Click here to view this article online.

Did you know that Jennifer Lawrence earns less than Matt Damon? Or that for every pound a man earns a women will earn only 80 pence?” In my ongoing research with 14-21 year olds – a generation I call Generation K – I am repeatedly reminded of how aware even the youngest are of the gender pay gap. And of how profoundly unjust they feel it to be. So I was very interested in the Resolution Foundation’s research published this week that revealed that a woman aged between 17-36 will now earn only 5% less than a man of similar age through her 20s.

The news was reported as something of a Hallelujah moment. I’m more sceptical. Yes, it is better than it was. Women of my generation earned 9% less when we were a similar age; my mother’s generation, 16% less. But the stark reality is that right from the get-go women still earn less than men.

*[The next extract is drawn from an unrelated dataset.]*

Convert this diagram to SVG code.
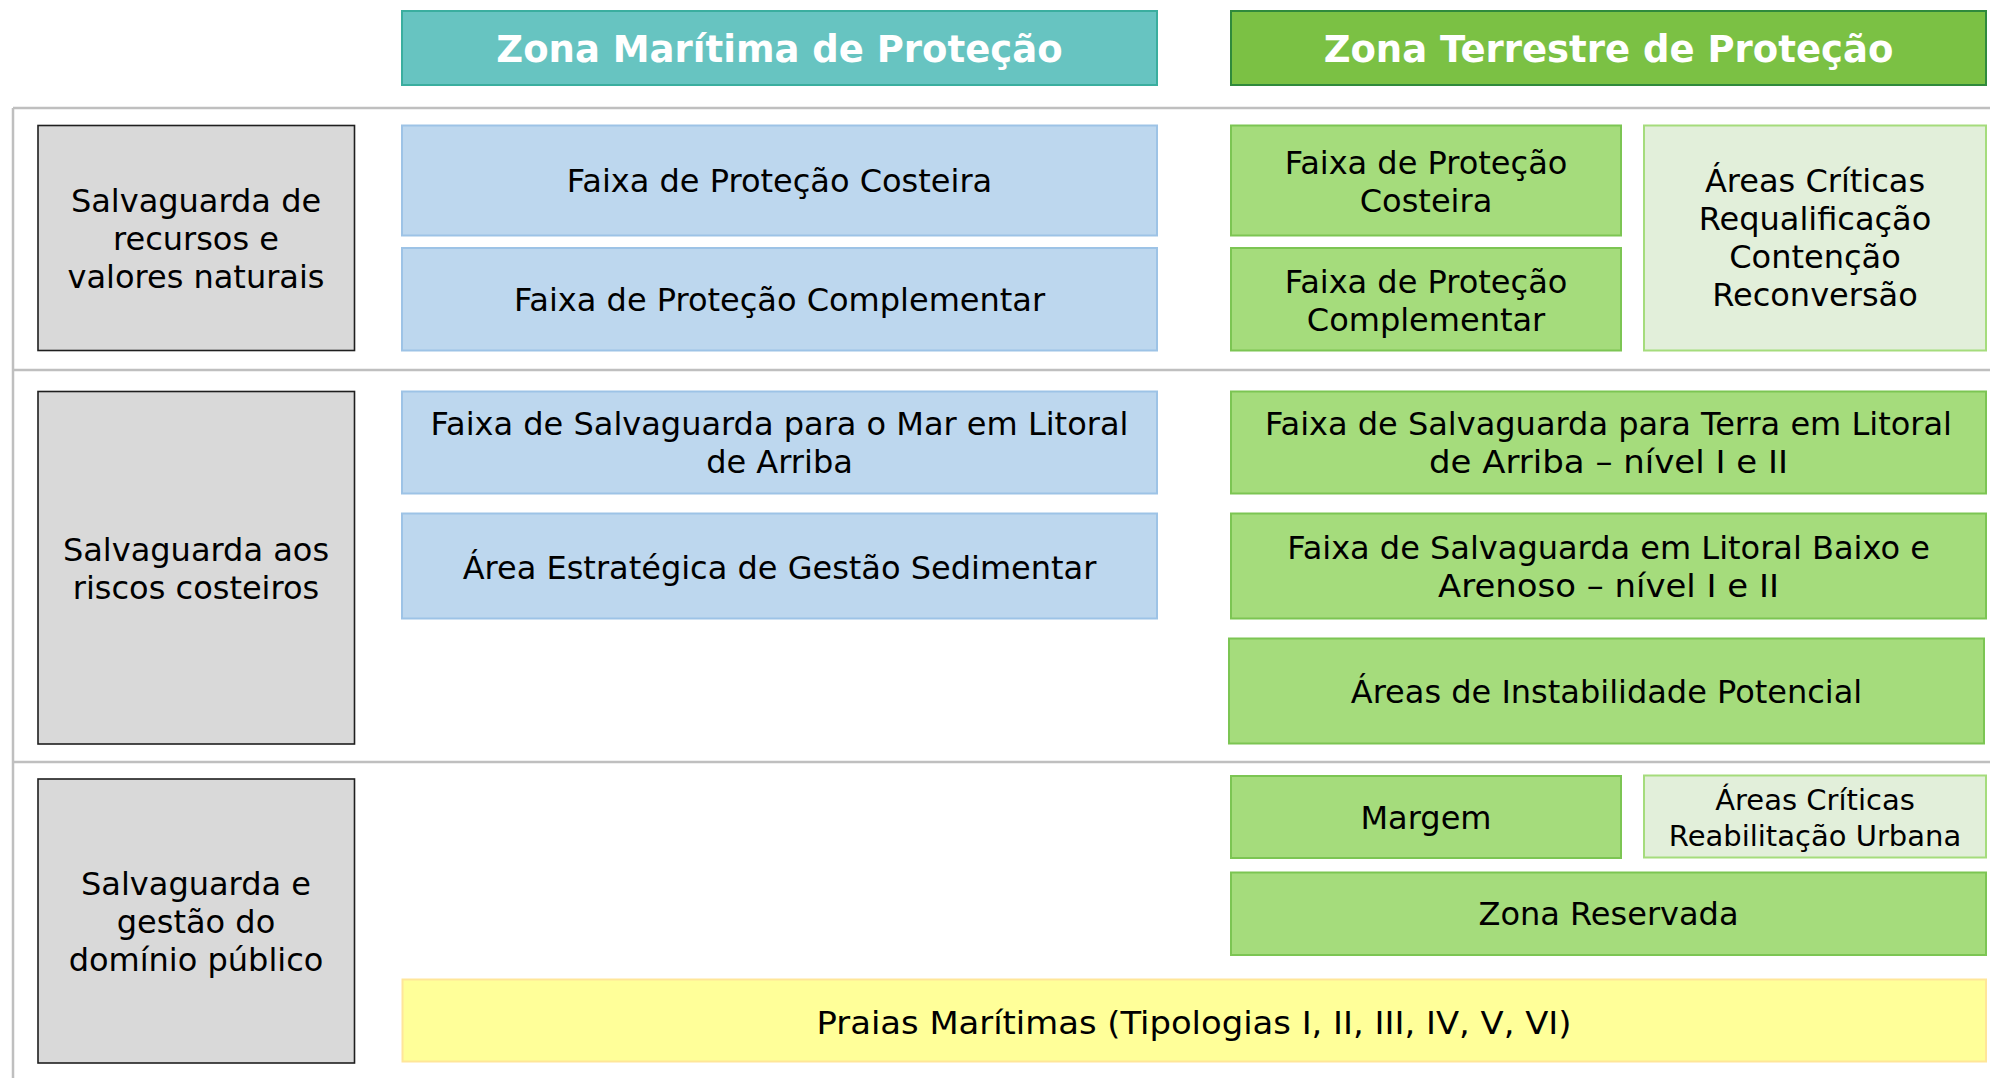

This is partly about career choice. Society undervalues those who care and more women than men choose teaching over engineering, nursing over becoming an airline pilot. But there is more at play. Even when one compares male and female graduates who go into the same job upon graduation, a gap exists. Women graduating with a degree in engineering will earn £1,500 less than men in their first job. Outside of science and technology the gap remains pronounced. A woman with a degree in modern languages, classics or philosophy will earn on average £2,000 less than her male counterpart.

Throw babies into the mix and for mothers (but not fathers) it is pay Armageddon. The gender pay gap explodes during one’s 30s and 40s. For my generation, it tripled by the time we reached 40. As the Institute for Fiscal Studies discovered last year, there are penalties to be paid both for taking time off work and for working part-time. For mothers, this is a penalty that persists even if they subsequently return to full-time employment.

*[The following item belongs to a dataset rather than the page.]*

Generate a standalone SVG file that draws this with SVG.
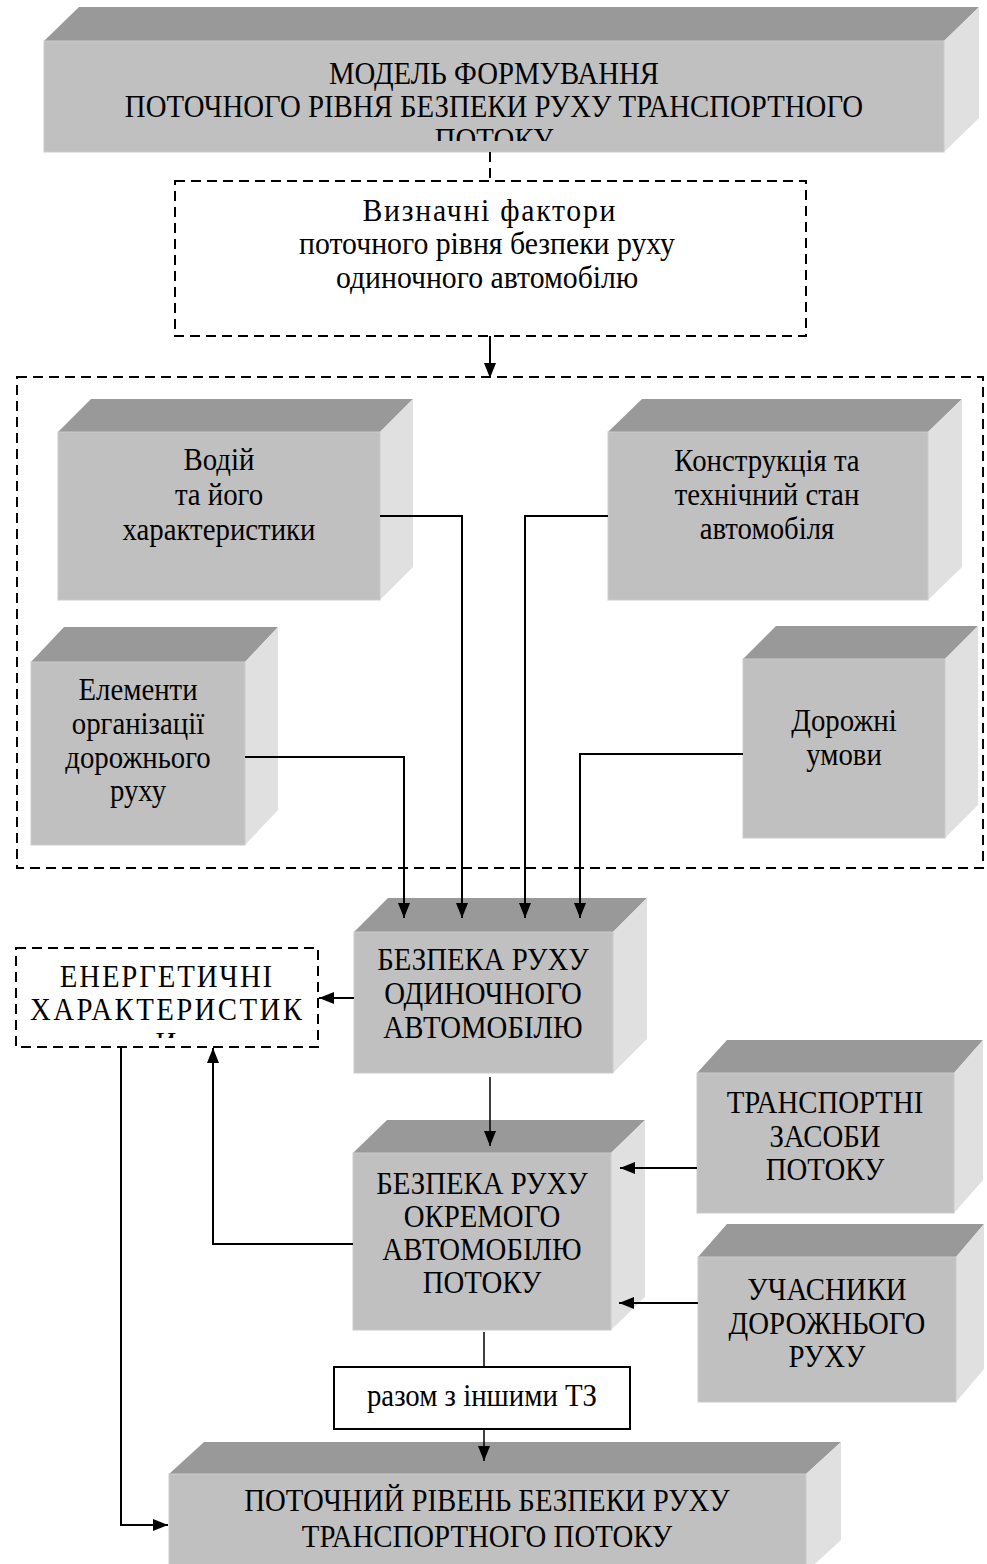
<svg xmlns="http://www.w3.org/2000/svg" width="987" height="1564" viewBox="0 0 987 1564">
<style>
.front{fill:#c0c0c0;stroke:#cbcbcb;stroke-width:1}
.top{fill:#999999}
.side{fill:#e0e0e0}
.t{font-family:"Liberation Serif","Times New Roman",serif;font-size:32px;fill:#000;text-anchor:middle}
.conn{fill:none;stroke:#000;stroke-width:2}
.thin{fill:none;stroke:#000;stroke-width:1.5}
.dash{fill:none;stroke:#000;stroke-width:2;stroke-dasharray:10 6}
</style>
<defs>
<marker id="ah" markerUnits="userSpaceOnUse" markerWidth="16" markerHeight="14" viewBox="0 0 16 14" refX="15" refY="6" orient="auto">
<path d="M0,0 L15,6 L0,12 Z" fill="#000"/>
</marker>
<clipPath id="clipTop"><rect x="44" y="41" width="900" height="100"/></clipPath>
<clipPath id="clipEn"><rect x="16" y="948" width="302" height="90"/></clipPath>
</defs>

<g id="model">
<polygon class="top" points="44,41 79,7 979,7 944,41"/>
<polygon class="side" points="944,41 979,7 979,118 944,152"/>
<rect class="front" x="44" y="41" width="900" height="111"/>
<g clip-path="url(#clipTop)">
<text class="t" transform="translate(494,84) scale(0.9,1)">МОДЕЛЬ ФОРМУВАННЯ</text>
<text class="t" transform="translate(494,117) scale(0.9,1)">ПОТОЧНОГО РІВНЯ БЕЗПЕКИ РУХУ ТРАНСПОРТНОГО</text>
<text class="t" transform="translate(494,150) scale(0.9,1)">ПОТОКУ</text>
</g>
</g>

<g id="factors">
<rect class="dash" x="175" y="181" width="631" height="155"/>
<text class="t" transform="translate(489,221) scale(0.93,1)" textLength="272">Визначні фактори</text>
<text class="t" transform="translate(487,254) scale(0.93,1)">поточного рівня безпеки руху</text>
<text class="t" transform="translate(487,288) scale(0.93,1)">одиночного автомобілю</text>
</g>

<g id="factor-group">
<rect class="dash" x="17" y="377" width="966" height="491"/>
</g>

<g id="driver">
<polygon class="top" points="58,432 91,399 413,399 380,432"/>
<polygon class="side" points="380,432 413,399 413,567 380,600"/>
<rect class="front" x="58" y="432" width="322" height="168"/>
<text class="t" transform="translate(219,470) scale(0.9,1)">Водій</text>
<text class="t" transform="translate(219,505) scale(0.9,1)">та його</text>
<text class="t" transform="translate(219,540) scale(0.9,1)">характеристики</text>
</g>

<g id="vehicle">
<polygon class="top" points="608,432 642,399 962,399 928,432"/>
<polygon class="side" points="928,432 962,399 962,567 928,600"/>
<rect class="front" x="608" y="432" width="320" height="168"/>
<text class="t" transform="translate(767,471) scale(0.9,1)">Конструкція та</text>
<text class="t" transform="translate(767,505) scale(0.9,1)">технічний стан</text>
<text class="t" transform="translate(767,539) scale(0.9,1)">автомобіля</text>
</g>

<g id="organization">
<polygon class="top" points="31,662 64,627 278,627 245,662"/>
<polygon class="side" points="245,662 278,627 278,810 245,845"/>
<rect class="front" x="31" y="662" width="214" height="183"/>
<text class="t" transform="translate(138,700) scale(0.9,1)">Елементи</text>
<text class="t" transform="translate(138,734) scale(0.9,1)">організації</text>
<text class="t" transform="translate(138,768) scale(0.9,1)">дорожнього</text>
<text class="t" transform="translate(138,801) scale(0.9,1)">руху</text>
</g>

<g id="road">
<polygon class="top" points="743,659 776,626 978,626 945,659"/>
<polygon class="side" points="945,659 978,626 978,805 945,838"/>
<rect class="front" x="743" y="659" width="202" height="179"/>
<text class="t" transform="translate(844,731) scale(0.9,1)">Дорожні</text>
<text class="t" transform="translate(844,765) scale(0.9,1)">умови</text>
</g>

<g id="single-car">
<polygon class="top" points="354,932 388,898 647,898 613,932"/>
<polygon class="side" points="613,932 647,898 647,1039 613,1073"/>
<rect class="front" x="354" y="932" width="259" height="141"/>
<text class="t" transform="translate(483,970) scale(0.9,1)">БЕЗПЕКА РУХУ</text>
<text class="t" transform="translate(483,1004) scale(0.9,1)">ОДИНОЧНОГО</text>
<text class="t" transform="translate(483,1038) scale(0.9,1)">АВТОМОБІЛЮ</text>
</g>

<g id="energy">
<rect class="dash" x="16" y="948" width="302" height="99"/>
<g clip-path="url(#clipEn)">
<text class="t" transform="translate(166,987) scale(0.9,1)" textLength="236">ЕНЕРГЕТИЧНІ</text>
<text class="t" transform="translate(166,1020) scale(0.9,1)" textLength="302">ХАРАКТЕРИСТИК</text>
<text class="t" transform="translate(166,1054) scale(0.9,1)">И</text>
</g>
</g>

<g id="stream-car">
<polygon class="top" points="353,1153 387,1120 645,1120 611,1153"/>
<polygon class="side" points="611,1153 645,1120 645,1297 611,1330"/>
<rect class="front" x="353" y="1153" width="258" height="177"/>
<text class="t" transform="translate(482,1194) scale(0.9,1)">БЕЗПЕКА РУХУ</text>
<text class="t" transform="translate(482,1227) scale(0.9,1)">ОКРЕМОГО</text>
<text class="t" transform="translate(482,1260) scale(0.9,1)">АВТОМОБІЛЮ</text>
<text class="t" transform="translate(482,1293) scale(0.9,1)">ПОТОКУ</text>
</g>

<g id="vehicles">
<polygon class="top" points="697,1073 727,1040 983,1040 954,1073"/>
<polygon class="side" points="954,1073 983,1040 983,1180 954,1213"/>
<rect class="front" x="697" y="1073" width="257" height="140"/>
<text class="t" transform="translate(825,1113) scale(0.9,1)">ТРАНСПОРТНІ</text>
<text class="t" transform="translate(825,1147) scale(0.9,1)">ЗАСОБИ</text>
<text class="t" transform="translate(825,1180) scale(0.9,1)">ПОТОКУ</text>
</g>

<g id="participants">
<polygon class="top" points="698,1257 727,1224 984,1224 956,1257"/>
<polygon class="side" points="956,1257 984,1224 984,1369 956,1402"/>
<rect class="front" x="698" y="1257" width="258" height="145"/>
<text class="t" transform="translate(827,1300) scale(0.9,1)">УЧАСНИКИ</text>
<text class="t" transform="translate(827,1334) scale(0.9,1)">ДОРОЖНЬОГО</text>
<text class="t" transform="translate(827,1367) scale(0.9,1)">РУХУ</text>
</g>

<g id="together">
<rect x="334" y="1367" width="296" height="62" fill="#fff" stroke="#000" stroke-width="2"/>
<text class="t" transform="translate(482,1406) scale(0.9,1)">разом з іншими ТЗ</text>
</g>

<g id="result">
<polygon class="top" points="169,1474 204,1442 841,1442 806,1474"/>
<polygon class="side" points="806,1474 841,1442 841,1540 806,1572"/>
<rect class="front" x="169" y="1474" width="637" height="100"/>
<text class="t" transform="translate(487,1511) scale(0.9,1)">ПОТОЧНИЙ РІВЕНЬ БЕЗПЕКИ РУХУ</text>
<text class="t" transform="translate(487,1547) scale(0.9,1)">ТРАНСПОРТНОГО ПОТОКУ</text>
</g>

<g id="connectors">
<line class="dash" x1="490" y1="152" x2="490" y2="181"/>
<line class="conn" x1="490" y1="336" x2="490" y2="378" marker-end="url(#ah)"/>
<polyline class="conn" points="380,516 462,516 462,918" marker-end="url(#ah)"/>
<polyline class="conn" points="608,516 525,516 525,918" marker-end="url(#ah)"/>
<polyline class="conn" points="245,757 404,757 404,918" marker-end="url(#ah)"/>
<polyline class="conn" points="743,754 580,754 580,918" marker-end="url(#ah)"/>
<line class="conn" x1="354" y1="998" x2="319" y2="998" marker-end="url(#ah)"/>
<line class="thin" x1="490" y1="1077" x2="490" y2="1146" marker-end="url(#ah)"/>
<line class="conn" x1="697" y1="1168" x2="620" y2="1168" marker-end="url(#ah)"/>
<line class="conn" x1="698" y1="1303" x2="619" y2="1303" marker-end="url(#ah)"/>
<polyline class="conn" points="353,1244 213,1244 213,1048" marker-end="url(#ah)"/>
<polyline class="conn" points="121,1047 121,1525 168,1525" marker-end="url(#ah)"/>
<line class="thin" x1="484" y1="1332" x2="484" y2="1366"/>
<line class="thin" x1="484" y1="1429" x2="484" y2="1461" marker-end="url(#ah)"/>
</g>
</svg>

So what is to be done to close the gender pay gap? Should women just stop having babies? It is something an increasing number of Generation K females are contemplating. My research has found that 35% of 14-21 year old women are either unsure if they want to have children or definitely do not – seismic difference compared even to millennials. While 90% of Generation K girls think success in a high-paying career or profession is important many simply do not believe that this is attainable with a child in tow.

Looking purely through an economics lens (and without going into the other pros and cons of having children), a child-free existence only provides a partial solution. This is because women without children also earn less than men throughout their careers, albeit to a lesser extent.

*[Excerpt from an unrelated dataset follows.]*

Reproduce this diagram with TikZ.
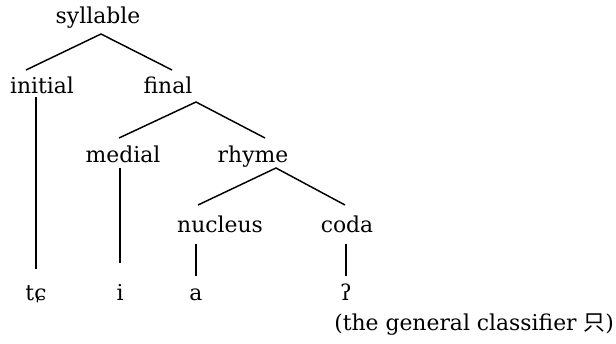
\documentclass[tikz,border=0pt]{standalone}
\usepackage{fontspec}
\setmainfont{DejaVu Serif}
\newfontfamily\cjkfont{Noto Sans CJK SC}
\begin{document}
\begin{tikzpicture}[x=0.75pt,y=-0.75pt,
  lbl/.style={anchor=base,inner sep=0pt,outer sep=0pt,font=\fontsize{16.4pt}{19pt}\selectfont},
  edge/.style={line width=1.1pt,line cap=butt}]
\useasboundingbox (0,0) rectangle (616,343);
% nodes
\node[lbl] (syl) at (98,23) {syllable};
\node[lbl] (ini) at (42,93) {initial};
\node[lbl] (fin) at (168,93) {final};
\node[lbl] (med) at (123,162) {medial};
\node[lbl] (rhy) at (253,162) {rhyme};
\node[lbl] (nuc) at (220,232) {nucleus};
\node[lbl] (cod) at (347,232) {coda};
\node[lbl] (l1) at (36,300) {tɕ};
\node[lbl] (l2) at (120,300) {i};
\node[lbl] (l3) at (196,300) {a};
\node[lbl] (l4) at (346,300) {ʔ};
\node[lbl,anchor=base east] (note) at (614,330) {(the general classifier {\cjkfont 只})};
% attachment points
\coordinate (syl-b) at (101,34);
\coordinate (ini-t) at (26,70);
\coordinate (fin-t) at (172,70);
\coordinate (ini-b) at (36,97);
\coordinate (l1-t) at (36,269);
\coordinate (fin-b) at (196,102);
\coordinate (med-t) at (119,138);
\coordinate (rhy-t) at (265,138);
\coordinate (med-b) at (120,168);
\coordinate (l2-t) at (120,263);
\coordinate (rhy-b) at (276,168);
\coordinate (nuc-t) at (198,205);
\coordinate (cod-t) at (345,205);
\coordinate (nuc-b) at (196,244);
\coordinate (l3-t) at (196,276);
\coordinate (cod-b) at (346,244);
\coordinate (l4-t) at (346,276);
% connectors
\draw[edge] (ini-t) -- (syl-b) -- (fin-t);
\draw[edge] (ini-b) -- (l1-t);
\draw[edge] (med-t) -- (fin-b) -- (rhy-t);
\draw[edge] (med-b) -- (l2-t);
\draw[edge] (nuc-t) -- (rhy-b) -- (cod-t);
\draw[edge] (nuc-b) -- (l3-t);
\draw[edge] (cod-b) -- (l4-t);
\end{tikzpicture}
\end{document}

So is this about women making different career choices? Potentially. More male than female students still choose to study subjects such as computing and physics at A level and the financial return on Stem (science, technology, engineering and maths) subjects is significant – Stem graduates can earn nearly more than 20% more than their peers. Alternatively we could start a proper conversation about why it is that we so undervalue those who choose to care as a career – and what role the state should play in mitigating this market failure. This question becomes even more pertinent now that we are entering a period of economic downturn. Typically at such times those who earn less are penalised more.

There is clearly also a role for the state to play in making it easier for mothers to re-enter full time work faster. Iceland, which instituted the most generous paternity pay in the world in 2000, has seen this strategy deliver, and 90% of fathers now leave the labour market for at least three months. As a result, their partners return to full-time work faster. Highly subsidised infant care and kindergarten care is another state intervention that makes a difference.

Men can play their part, too. Celebrate your partner if she earns more than you. Do your fair share of the housework – women still do 40% more than men. And push your employer to be transparent about pay and to address differentials where they exist. Finally, there is undoubtedly a role for women themselves. I am frequently struck by how many smart, successful women I speak to have never initiated a pay-rise conversation at work. Most of my male friends have. If you do not ask, you will never get.